Search code examples
javalistarraylistcapacity

What is the benefit of setting the capacity of an ArrayList explicitly


In java ArrayList we have a constructor -

ArrayList(int capacity)

and two methods -

void ensureCapacity(int minCapacity)

void trimToSize()

Consider a code-sample:

ArrayList<String> arrayList3 = new ArrayList<>(5);
System.out.println(arrayList3.size());

arrayList3.add("Zebra");
arrayList3.add("Giraffe");
arrayList3.add("Bison");

System.out.println(arrayList3);
System.out.println(arrayList3.size());

arrayList3.add("Rhino");
arrayList3.add("Hippo");
arrayList3.add("Elephant");
arrayList3.add("Antelope");

System.out.println(arrayList3);
System.out.println(arrayList3.size());

Output:

0
[Zebra, Giraffe, Bison]
3
[Zebra, Giraffe, Bison, Rhino, Hippo, Elephant, Antelope]
7

Here, I fail to see how setting an initial capacity affects the execution of the program. ArrayList is a flexible list that changes size as per demand. So what is the significance of setting the capacity explicitly?

And in the case if I want to set the capacity explicitly, is there any method to view the current capacity? Since int size() clearly is not applicable here.


Solution

  • ArrayList as an implementation of a Dynamic array data structure.

    It resizes when its underlying array gets full (i.e. the current list index exceeds the last valid index of the underlying array).

    When it happens, method add() (or addAll) internally will invoke the method grow(). Which will double the capacity. I.e. it will create a new array with the length two times bigger than the previous length plus a number of new elements that don't fit into the current size.

    The growth has a cost of O(n) because all previously added elements need to be copied into the new array.

    Reminder: when resizing isn't required, a new element will be added in constant time O(1).

    No-argument constructor creates an ArrayList with capacity of 10.

    If you expect that a newly created ArrayList would eventually contain let's say 50,000 elements, it makes sense to use an overloaded constructor to provide the initial capacity of 50,000 in order to improve performance by avoiding unnecessary resizing.

    Also, for that you can use method ensureCapacity() which accessible in the ArrayList class (not in the List interface, because the notion of capacity isn't applicable to LinkedList which isn't backed by an array).

    is there any method to view the current capacity

    No, there isn't.

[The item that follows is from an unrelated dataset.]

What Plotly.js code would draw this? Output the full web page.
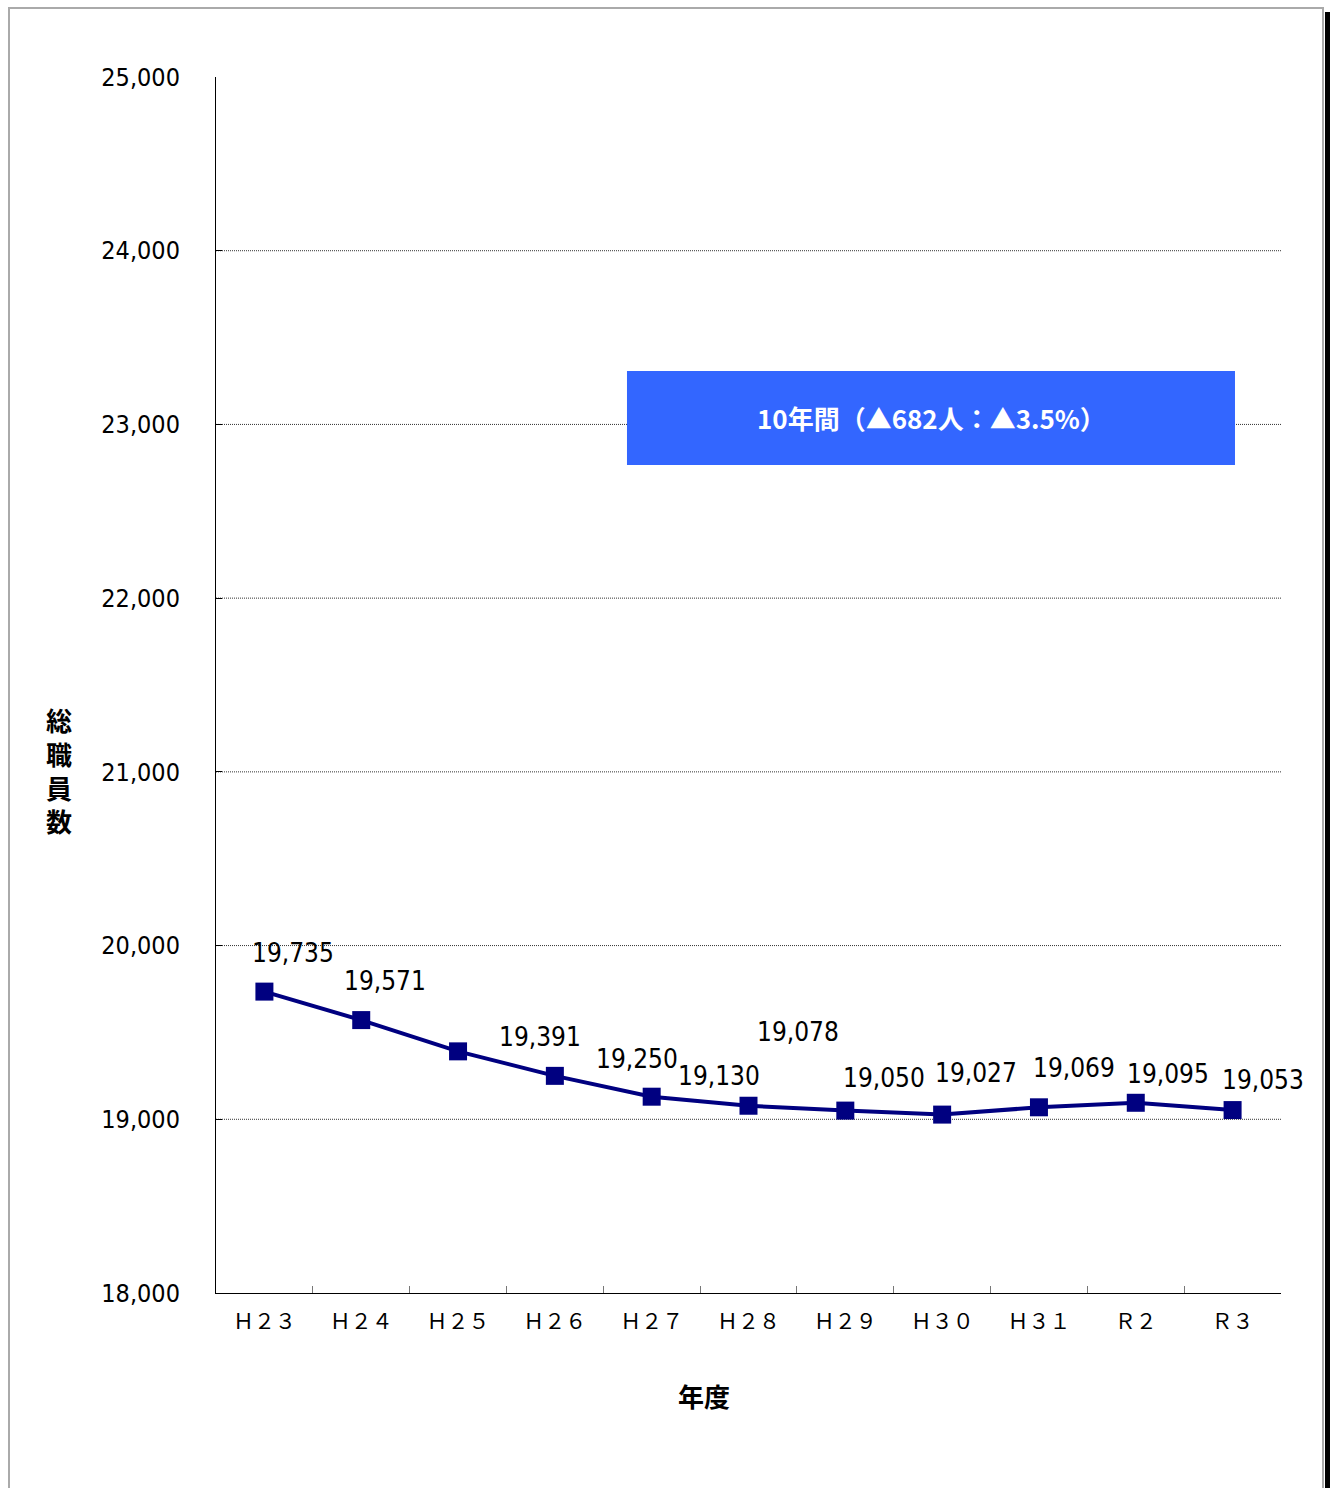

That's called encapsulation. ArrayList, StringBuilder, HashMap, etc. are backed by a plain array, but they will not allow interacting with their underlying array directly.

    But if you have a case when array initially increases size and then a lot of elements are being removed, and you want to release unoccupied heap space, you can use method trimToSize():

    Trims the capacity of this ArrayList instance to be the list's current size. An application can use this operation to minimize the storage of an ArrayList instance.

    But it has to be used with caution, because it can lead to cyclic growth and trimming, which will cause performance degradation.

    Note that there's no need to worry about the amount of unoccupied space if the list is moderate in size, or if you are not expecting let's say 80% of the data to be removed in one go. I.e. even if the list is huge but 50% of its elements gets removed, and you apply trimToSize() on it, it'll restore its previous capacity with the next added element - that's the scenario of continuously growing and shrinking list which will perform badly.

    As a possible option, if you heave a case when most of the data can be removed from a list, instead of using trimToSize() you can filter out the elements that have to be preserved, place them into a new list and dereference the previous one.